Abordó el problema de la identidad, de la ideología y de la ética en La Balsa de Piedra, novela en la que la península Ibérica se desprende de la plataforma continental por una grieta a lo largo de los Pirineos, y navega a la deriva hacia el sur. A partir de esta metáfora, Saramago denuncia cómo España y Portugal se han desligado de sus raíces europeas para encontrarse más estrechamente con los lazos latinoamericanos. En esta novela, la deriva no es sólo náutica, sino ideológica.
La intertextualidad también hace parte de su obra. En La muerte de Ricardo Reis éste, uno de los heterónimos (personalidades alternas de un escritor) más importantes de Fernando Pessoa, quien según éste último había emigrado a Brasil en protesta por la conformación de la República portuguesa y se desconocía el año de su muerte, es develado en su viaje por Saramago y se enfrenta a los conflictos de una realidad que nada tiene que ver con él. Saramago toma un alter ego de Pessoa, y le da el final que el mismo Pessoa no pudo darle. Le hace trascender más allá de su creador.

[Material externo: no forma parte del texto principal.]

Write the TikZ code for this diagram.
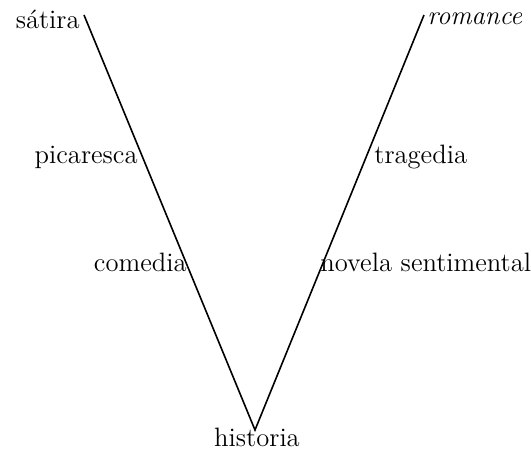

Su creación incluso le dio para transportar la prosa a otra época. En Memorial del convento, una obra que se ambienta en el siglo XVIII, narra una historia de amor enmarcada en un Portugal monárquico que no es más que medieval. Pero no contento con los lugares, monumentos, y personajes históricos reales que allí aparecen, transmuta la narrativa; esto es, escribe la obra como se hubiera escrito en el siglo XVIII; lo maravilloso es que esta atemporización de su prosa, lejos de hacer del texto una novela pesada, la convierte en una obra exquisita, que levita armónica entre la época en la que fue escrita y la que describe. Memorial del convento, escrita en 1982, es una de esas obras que por su complejidad es imposible de categorizar dentro de un solo movimiento literario. Aún más, muestra de qué es capaz la pluma de José Saramago, sienta un precedente y consolida su estilo hasta la aparición del Evangelio según Jesucristo en 1991, y una de sus novelas emblemáticas, Ensayo sobre la ceguera, de 1995.
Desde su tímido y fallido intento con Tierra de pecado en 1947, hasta 1975, José Saramago no escribirá casi nada. Durante este lapso trabajará como periodista, editor, comentarista cultural, pero su oficio como escritor propiamente dicho estará cerrado. En 1980 se publica Levantado del suelo, su primera gran novela y se marca el verdadero inicio de una prolífica carrera –a los 58 años–, con premio Nobel incluido, en donde su pluma no va a descansar sino hasta el fin de sus días en el año 2010.
Periodista, dramaturgo, cronista, poeta, Saramago es un genio, sí, pero jamás tardío. Permitió a su prosa descansar casi tres décadas porque “cuando no hay nada que decir, es mejor no decir nada”, para luego resurgir de entre las cenizas como el fénix, con una obra magistral, extensa, y extremadamente rica. Su carrera es la prueba de que la genialidad no tiene nada que ver con la juventud. Marcó un hito en nuestra época por su estilo sin igual que rompe historicidades y paradigmas, pero que a la vez critica modelos políticos y religiosos, e invita a la reflexión ética y moral. Ateo y comunista, fue rebelde hasta con la escritura misma. Sin duda Saramago es uno de los grandes exponentes de la literatura universal, y cumplió solemnemente con el deseo que expresa en su frase al principio de este escrito: José Saramago, no morirá jamás.